March 1 2012, 07:25:39 UTC 2 months ago

You're right. I ticked, having said it a few times, that I pronounced them all the same, but in fact in practice I wouldn't pronounce them anything like each other in context.

[info]bopeepsheep

March 1 2012, 07:34:39 UTC 2 months ago

Which "British" accent is this, then?

(A good many of us - far more than is usually supposed - are rhotic and have non-elusive Rs.)

[info]ellarien

March 1 2012, 17:52:18 UTC 2 months ago

South Yorkshire, modified by two generations of independent school and only slightly bent by thirteen years in Arizona -- not as arhotic as southern RP, but the r sound is still more in my mind than in my mouth unless I'm having trouble making myself understood to an American audience.

(Apologies re "British" -- I was thinking in expat mode there.)



[info]alexmc

March 1 2012, 09:03:23 UTC 2 months ago

Well, I wanted to say that I pronounce "paw" differently:

I am more likely to shorten the word "paw" than "pour" or "poor", but I chose the option "all the same".

[info]alexmc

March 1 2012, 09:04:38 UTC 2 months ago

You know.... I can hear a difference between "paws" and "pours".....weird

[info]elmyra

March 1 2012, 10:38:16 UTC 2 months ago

I'm now muttering to myself. poor paw pour poor paw pour... ;-)

[info]redfiona99

March 1 2012, 11:59:34 UTC 2 months ago

I was going to say all three differently, but I went with paw and pour the same because I couldn't hear the difference when I said it.

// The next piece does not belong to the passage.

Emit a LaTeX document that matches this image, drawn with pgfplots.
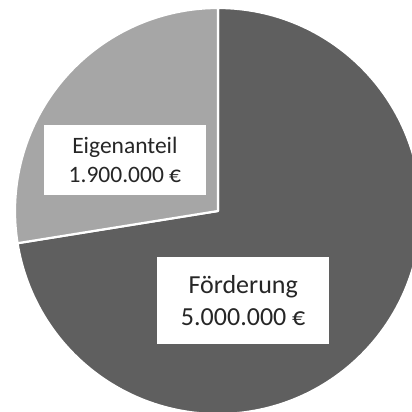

And then I read [info]ellarien's reply and I think that's probably the closest to reality.

[info]papersky

March 1 2012, 12:19:07 UTC 2 months ago

I say paw and pour (and pore) very slightly differently from each other, but poor as two syllables. I used to have an English boyfriend who used to "correct" me on this Welsh pronunciation which made me stubborn about it such that I have stuck to it even while unconsciously switching to RP on all kinds of other words. (I now quite naturally pronounce "ears" and "years" differently, for instance.)

[info]liberaliser

March 3 2012, 19:27:29 UTC 2 months ago

Paw, poor, pour or poor, all four. Cor! More?